::: Supplied material

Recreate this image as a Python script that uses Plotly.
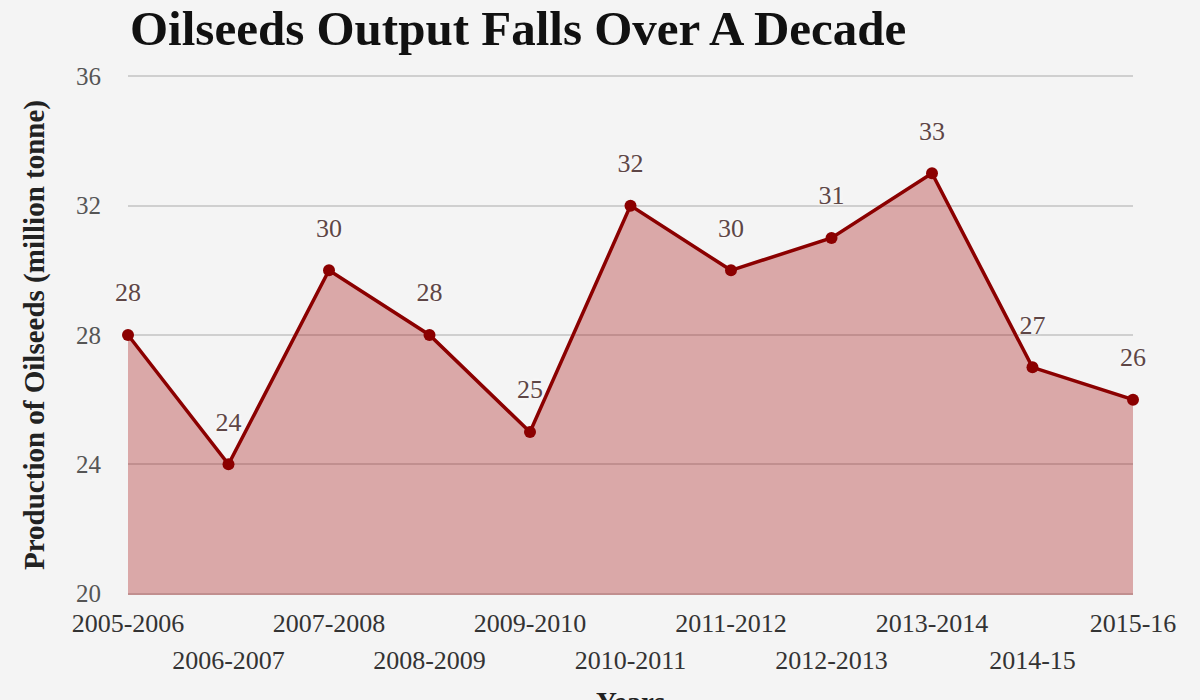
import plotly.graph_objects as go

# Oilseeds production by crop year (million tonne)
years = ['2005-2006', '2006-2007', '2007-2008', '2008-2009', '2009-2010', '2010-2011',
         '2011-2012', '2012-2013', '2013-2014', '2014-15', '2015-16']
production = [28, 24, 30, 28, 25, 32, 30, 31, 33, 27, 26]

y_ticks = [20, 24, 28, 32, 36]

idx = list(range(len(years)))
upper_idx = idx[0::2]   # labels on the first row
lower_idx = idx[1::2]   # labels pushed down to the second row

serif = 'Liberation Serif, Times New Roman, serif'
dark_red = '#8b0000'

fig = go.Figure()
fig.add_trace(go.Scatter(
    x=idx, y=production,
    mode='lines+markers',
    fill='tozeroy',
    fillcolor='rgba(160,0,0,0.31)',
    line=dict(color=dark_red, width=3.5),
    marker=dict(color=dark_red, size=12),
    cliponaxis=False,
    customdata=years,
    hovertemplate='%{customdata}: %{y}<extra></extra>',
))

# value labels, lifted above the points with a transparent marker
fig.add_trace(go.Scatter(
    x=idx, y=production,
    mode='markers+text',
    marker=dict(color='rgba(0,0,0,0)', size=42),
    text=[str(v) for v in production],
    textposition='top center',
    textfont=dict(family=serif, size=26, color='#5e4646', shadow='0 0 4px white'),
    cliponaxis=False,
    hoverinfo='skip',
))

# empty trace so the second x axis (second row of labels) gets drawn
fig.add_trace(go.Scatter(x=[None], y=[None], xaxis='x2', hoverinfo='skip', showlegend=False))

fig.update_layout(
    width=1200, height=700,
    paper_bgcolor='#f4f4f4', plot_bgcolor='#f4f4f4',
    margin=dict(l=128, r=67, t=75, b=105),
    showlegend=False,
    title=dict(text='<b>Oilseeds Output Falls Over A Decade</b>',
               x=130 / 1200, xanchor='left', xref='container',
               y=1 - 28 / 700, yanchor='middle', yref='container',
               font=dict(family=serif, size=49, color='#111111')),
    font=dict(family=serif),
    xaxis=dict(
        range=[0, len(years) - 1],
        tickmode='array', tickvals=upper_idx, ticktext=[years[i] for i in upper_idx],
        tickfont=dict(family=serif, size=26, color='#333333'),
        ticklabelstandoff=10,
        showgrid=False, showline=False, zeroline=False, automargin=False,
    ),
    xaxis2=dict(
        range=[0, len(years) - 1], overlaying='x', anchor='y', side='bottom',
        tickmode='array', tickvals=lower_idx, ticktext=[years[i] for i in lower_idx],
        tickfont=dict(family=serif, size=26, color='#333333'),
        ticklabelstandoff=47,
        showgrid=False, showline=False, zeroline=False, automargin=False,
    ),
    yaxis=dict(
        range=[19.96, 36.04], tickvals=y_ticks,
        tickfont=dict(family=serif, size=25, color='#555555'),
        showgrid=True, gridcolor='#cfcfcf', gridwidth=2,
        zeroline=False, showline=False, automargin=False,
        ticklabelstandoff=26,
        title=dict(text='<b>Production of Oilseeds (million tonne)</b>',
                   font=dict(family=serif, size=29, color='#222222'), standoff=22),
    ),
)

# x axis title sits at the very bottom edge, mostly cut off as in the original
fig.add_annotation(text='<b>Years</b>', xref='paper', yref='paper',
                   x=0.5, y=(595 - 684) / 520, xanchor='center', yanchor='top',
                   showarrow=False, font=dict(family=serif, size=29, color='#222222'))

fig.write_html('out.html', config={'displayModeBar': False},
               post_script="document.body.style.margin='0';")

::::::

_Written problem_: Copy nothing but the lines from the top of the data down to the line containing "xaxis='x2', hoverinfo='skip', showlegend=False))", and leave the pictures out.

_Task result_:
Recreate this image as a Python script that uses Plotly.
import plotly.graph_objects as go

# Oilseeds production by crop year (million tonne)
years = ['2005-2006', '2006-2007', '2007-2008', '2008-2009', '2009-2010', '2010-2011',
         '2011-2012', '2012-2013', '2013-2014', '2014-15', '2015-16']
production = [28, 24, 30, 28, 25, 32, 30, 31, 33, 27, 26]

y_ticks = [20, 24, 28, 32, 36]

idx = list(range(len(years)))
upper_idx = idx[0::2]   # labels on the first row
lower_idx = idx[1::2]   # labels pushed down to the second row

serif = 'Liberation Serif, Times New Roman, serif'
dark_red = '#8b0000'

fig = go.Figure()
fig.add_trace(go.Scatter(
    x=idx, y=production,
    mode='lines+markers',
    fill='tozeroy',
    fillcolor='rgba(160,0,0,0.31)',
    line=dict(color=dark_red, width=3.5),
    marker=dict(color=dark_red, size=12),
    cliponaxis=False,
    customdata=years,
    hovertemplate='%{customdata}: %{y}<extra></extra>',
))

# value labels, lifted above the points with a transparent marker
fig.add_trace(go.Scatter(
    x=idx, y=production,
    mode='markers+text',
    marker=dict(color='rgba(0,0,0,0)', size=42),
    text=[str(v) for v in production],
    textposition='top center',
    textfont=dict(family=serif, size=26, color='#5e4646', shadow='0 0 4px white'),
    cliponaxis=False,
    hoverinfo='skip',
))

# empty trace so the second x axis (second row of labels) gets drawn
fig.add_trace(go.Scatter(x=[None], y=[None], xaxis='x2', hoverinfo='skip', showlegend=False))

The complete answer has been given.